What documents are most commonly missing during construction vendor onboarding?

The additional insured endorsement on the COI is the most frequently missing document, followed by updated W-9s and trade-specific license copies. Smaller subcontractors tend to submit generic insurance certificates that don’t reflect the endorsements required by the project’s contract terms.

How does vendor onboarding affect project schedules?

Significantly. Survey data shows that 76% of contractors have experienced start-date delays caused by clearance-to-work issues, and poor vendor coordination can reduce overall site productivity by up to 20%. Every day a subcontractor waits for onboarding clearance is a day of lost production on the critical path.

Should GCs charge subcontractors for onboarding platform access?

This is a contentious topic. Some platforms charge subcontractors directly ($875+ per year in some cases), which creates resistance, particularly from smaller firms. Practitioners on construction forums argue that GC-funded portals with self-service access produce better compliance rates and wider bidder pools. The cost of the platform is usually trivial compared to the cost of delayed mobilization or a shrinking vendor base.
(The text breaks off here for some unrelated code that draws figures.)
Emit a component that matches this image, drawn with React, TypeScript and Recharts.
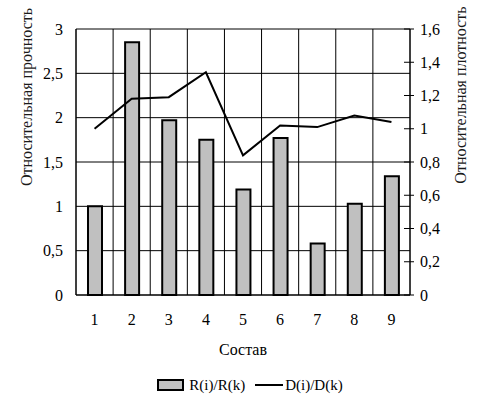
import React from "react";
import { ComposedChart, Bar, Line, XAxis, YAxis, CartesianGrid, Legend } from "recharts";

// Относительная прочность (bars, left axis) и плотность (line, right axis) по составам.

const categories = ["1", "2", "3", "4", "5", "6", "7", "8", "9"];
const strength = [1.0, 2.85, 1.97, 1.75, 1.19, 1.77, 0.58, 1.03, 1.34];
const density = [1.0, 1.18, 1.19, 1.34, 0.84, 1.02, 1.01, 1.08, 1.04];
const leftTicks = [0, 0.5, 1, 1.5, 2, 2.5, 3];
const rightTicks = [0, 0.2, 0.4, 0.6, 0.8, 1, 1.2, 1.4, 1.6];

const data = categories.map((name, i) => ({ name, r: strength[i], d: density[i] }));

const FONT = "'Liberation Serif', 'Times New Roman', Times, serif";
const FS = 16;
const fmt = (v: number) => String(v).replace(".", ",");

// vertical grid lines sit on the category boundaries, not on the ticks
const boundaryLines = ({ offset }: any) =>
  Array.from({ length: categories.length + 1 }, (_, i) => offset.left + (offset.width * i) / categories.length);

function RightTick(props: any) {
  const { x, y, payload } = props;
  return (
    <g>
      <line x1={x - 6} x2={x + 4} y1={y} y2={y} stroke="#000" strokeWidth={1} />
      <text x={x + 10} y={y} dy="0.35em" textAnchor="start" style={{ fontFamily: FONT, fontSize: FS }} fill="#000">
        {fmt(payload.value)}
      </text>
    </g>
  );
}

function LeftTitle(props: any) {
  const { viewBox } = props;
  const x = viewBox.x + 26;
  const y = 97;
  return (
    <text x={x} y={y} transform={`rotate(-90 ${x} ${y})`} textAnchor="middle" dy="0.35em"
      style={{ fontFamily: FONT, fontSize: FS }} fill="#1a1a1a">
      Относительная прочность
    </text>
  );
}

function RightTitle(props: any) {
  const { viewBox } = props;
  const x = viewBox.x + 50;
  const y = 95;
  return (
    <text x={x} y={y} transform={`rotate(-90 ${x} ${y})`} textAnchor="middle" dy="0.35em"
      style={{ fontFamily: FONT, fontSize: FS }} fill="#1a1a1a">
      Относительная плотность
    </text>
  );
}

function XTitle(props: any) {
  const { viewBox } = props;
  return (
    <text x={viewBox.x + viewBox.width / 2} y={viewBox.y + 54} dy="0.35em" textAnchor="middle"
      style={{ fontFamily: FONT, fontSize: FS }} fill="#000">
      Состав
    </text>
  );
}

const renderLegend = () => (
  <div style={{ display: "flex", justifyContent: "center", alignItems: "center", height: 24,
    fontFamily: FONT, fontSize: 15, color: "#000", paddingLeft: 14 }}>
    <span style={{ display: "inline-block", width: 23, height: 8, background: "#c0c0c0", border: "2px solid #000", marginRight: 5 }} />
    <span>R(i)/R(k)</span>
    <span style={{ display: "inline-block", width: 28, height: 0, borderTop: "2px solid #000", margin: "0 2px 0 10px" }} />
    <span>D(i)/D(k)</span>
  </div>
);

const tickStyle = { fontFamily: FONT, fontSize: FS, fill: "#000" };

export default function App() {
  return (
    <div style={{ position: "absolute", left: 0, top: 0, background: "#fff", fontFamily: FONT }}>
      <ComposedChart width={486} height={404} data={data} margin={{ top: 29, right: 0, bottom: 7, left: 0 }}
        style={{ fontFamily: FONT }}>
        <XAxis xAxisId="main" dataKey="name" height={78} tickLine={false} tickSize={0} tickMargin={19}
          axisLine={{ stroke: "#000", strokeWidth: 1 }}
          tick={tickStyle}
          label={{ content: XTitle }} />
        <YAxis yAxisId="left" orientation="left" width={76} domain={[0, 3]} ticks={leftTicks}
          tickFormatter={fmt} tickLine={false} tickSize={0} tickMargin={13}
          axisLine={{ stroke: "#000", strokeWidth: 1 }}
          tick={tickStyle}
          label={{ content: LeftTitle }} />
        <YAxis yAxisId="right" orientation="right" width={76} domain={[0, 1.6]} ticks={rightTicks}
          tickLine={false} tickSize={0} tickMargin={0}
          axisLine={{ stroke: "#000", strokeWidth: 1 }}
          tick={<RightTick />}
          label={{ content: RightTitle }} />
        <CartesianGrid xAxisId="main" yAxisId="left" stroke="#000" strokeWidth={1} strokeOpacity={1}
          verticalCoordinatesGenerator={boundaryLines} />
        <Bar xAxisId="main" yAxisId="left" dataKey="r" name="R(i)/R(k)" fill="#c0c0c0" stroke="#000"
          strokeWidth={2} barSize={14} isAnimationActive={false} />
        <Line xAxisId="main" yAxisId="right" dataKey="d" name="D(i)/D(k)" type="linear" stroke="#000"
          strokeWidth={2} dot={false} activeDot={false} isAnimationActive={false} />
        <Legend verticalAlign="bottom" content={renderLegend} />
      </ComposedChart>
    </div>
  );
}
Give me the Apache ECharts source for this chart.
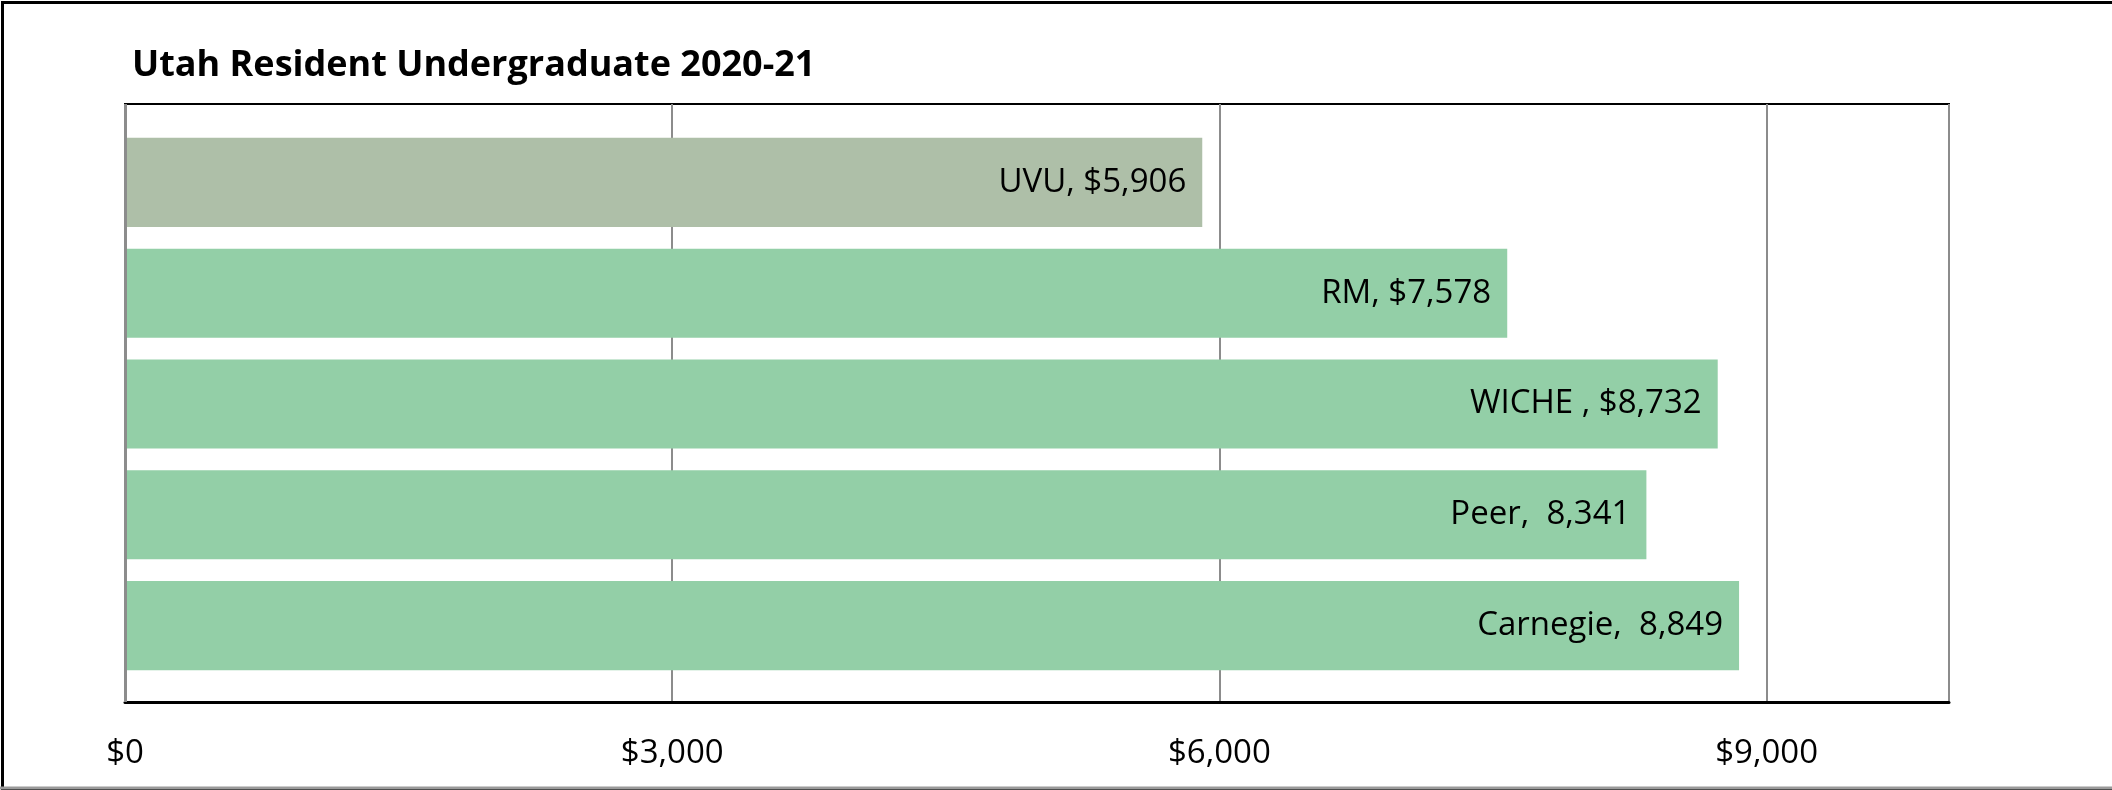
<!DOCTYPE html>
<html>
<head>
<meta charset="utf-8">
<script src="https://cdn.jsdelivr.net/npm/echarts@6/dist/echarts.min.js"></script>
<style>
  html, body { margin: 0; padding: 0; background: #fff; }
  #chart { width: 2112px; height: 790px; }
</style>
</head>
<body>
<div id="chart"></div>
<script>
// chart data
const categories = ["UVU", "RM", "WICHE", "Peer", "Carnegie"];
const values = [5906, 7578, 8732, 8341, 8849];
const barLabels = ["UVU, $5,906", "RM, $7,578", "WICHE , $8,732", "Peer,  8,341", "Carnegie,  8,849"];
const barColors = ["#AEBFA8", "#93CFA7", "#93CFA7", "#93CFA7", "#93CFA7"];
const xTicks = [0, 3000, 6000, 9000];

const fontFamily = "'Open Sans', Lato, sans-serif";

const chart = echarts.init(document.getElementById("chart"));

const option = {
  backgroundColor: "#fff",
  animation: false,
  title: {
    text: "Utah Resident Undergraduate 2020-21",
    left: 127,
    top: 43,
    textStyle: {
      color: "#000",
      fontFamily: fontFamily,
      fontWeight: "bold",
      fontSize: 36
    }
  },
  // grid 0 = plot frame with the value axis, grid 1 = where the bars sit
  grid: [
    {
      left: 125,
      right: 163,
      top: 104,
      bottom: 88,
      show: true,
      borderColor: "#000",
      borderWidth: 2
    },
    {
      left: 125,
      right: 163,
      top: 127,
      bottom: 109
    }
  ],
  xAxis: [
    {
      type: "value",
      gridIndex: 0,
      min: 0,
      max: 10000,
      interval: 3000,
      axisLine: { show: true, lineStyle: { color: "#000", width: 3 } },
      axisTick: { show: false },
      splitLine: { show: true, lineStyle: { color: "#8c8c8c", width: 2 } },
      axisLabel: {
        margin: 35,
        color: "#000",
        fontFamily: fontFamily,
        fontSize: 33,
        showMaxLabel: false,
        formatter: v => (xTicks.includes(v) ? "$" + v.toLocaleString("en-US") : "")
      }
    },
    {
      type: "value",
      gridIndex: 1,
      min: 0,
      max: 10000,
      show: false,
      splitLine: { show: false }
    }
  ],
  yAxis: [
    {
      type: "value",
      gridIndex: 0,
      show: false,
      splitLine: { show: false }
    },
    {
      type: "category",
      gridIndex: 1,
      inverse: true,
      data: categories,
      axisLine: { show: false },
      axisTick: { show: false },
      axisLabel: { show: false }
    }
  ],
  series: [
    {
      type: "bar",
      xAxisIndex: 1,
      yAxisIndex: 1,
      barCategoryGap: "19.6%",
      data: values.map((v, i) => ({ value: v, itemStyle: { color: barColors[i] } })),
      label: {
        show: true,
        position: "insideRight",
        distance: 16,
        color: "#000",
        fontFamily: fontFamily,
        fontSize: 33,
        formatter: p => barLabels[p.dataIndex]
      }
    }
  ],
  graphic: [
    {
      // left edge of the plot in grey, over the black frame
      type: "line",
      shape: { x1: 125.5, y1: 104, x2: 125.5, y2: 702 },
      style: { stroke: "#8c8c8c", lineWidth: 3 },
      z: 100,
      silent: true
    },
    {
      type: "rect",
      left: 0,
      top: 0,
      shape: { width: 2112, height: 788 },
      style: { fill: "none", stroke: "#000", lineWidth: 3 },
      silent: true
    },
    {
      type: "line",
      shape: { x1: 0, y1: 788, x2: 2112, y2: 788 },
      style: { stroke: "#9a9a9a", lineWidth: 3 },
      silent: true
    }
  ]
};

chart.setOption(option);
</script>
</body>
</html>
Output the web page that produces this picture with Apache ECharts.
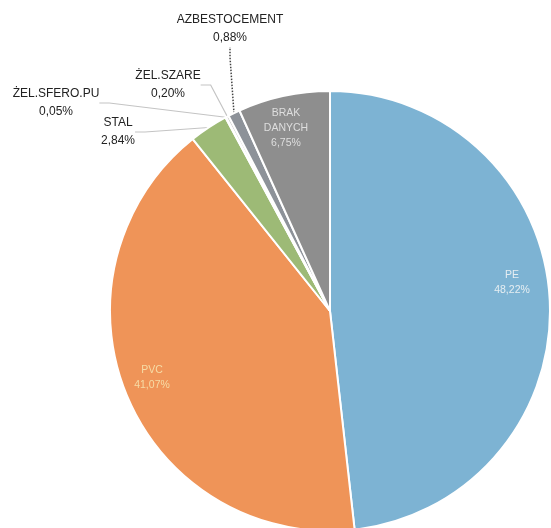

How do you handle onboarding for tier-2 sub-vendors?

The most effective approach is to make tier-2 compliance a contractual obligation in the subcontractor agreement. Require your first-tier subcontractors to apply the same onboarding standards (or a defined subset) to their own vendors, and include audit rights so you can verify compliance. On large commercial projects, some GCs require first-tier subs to submit a list of their key sub-vendors with basic compliance documentation as part of the onboarding process.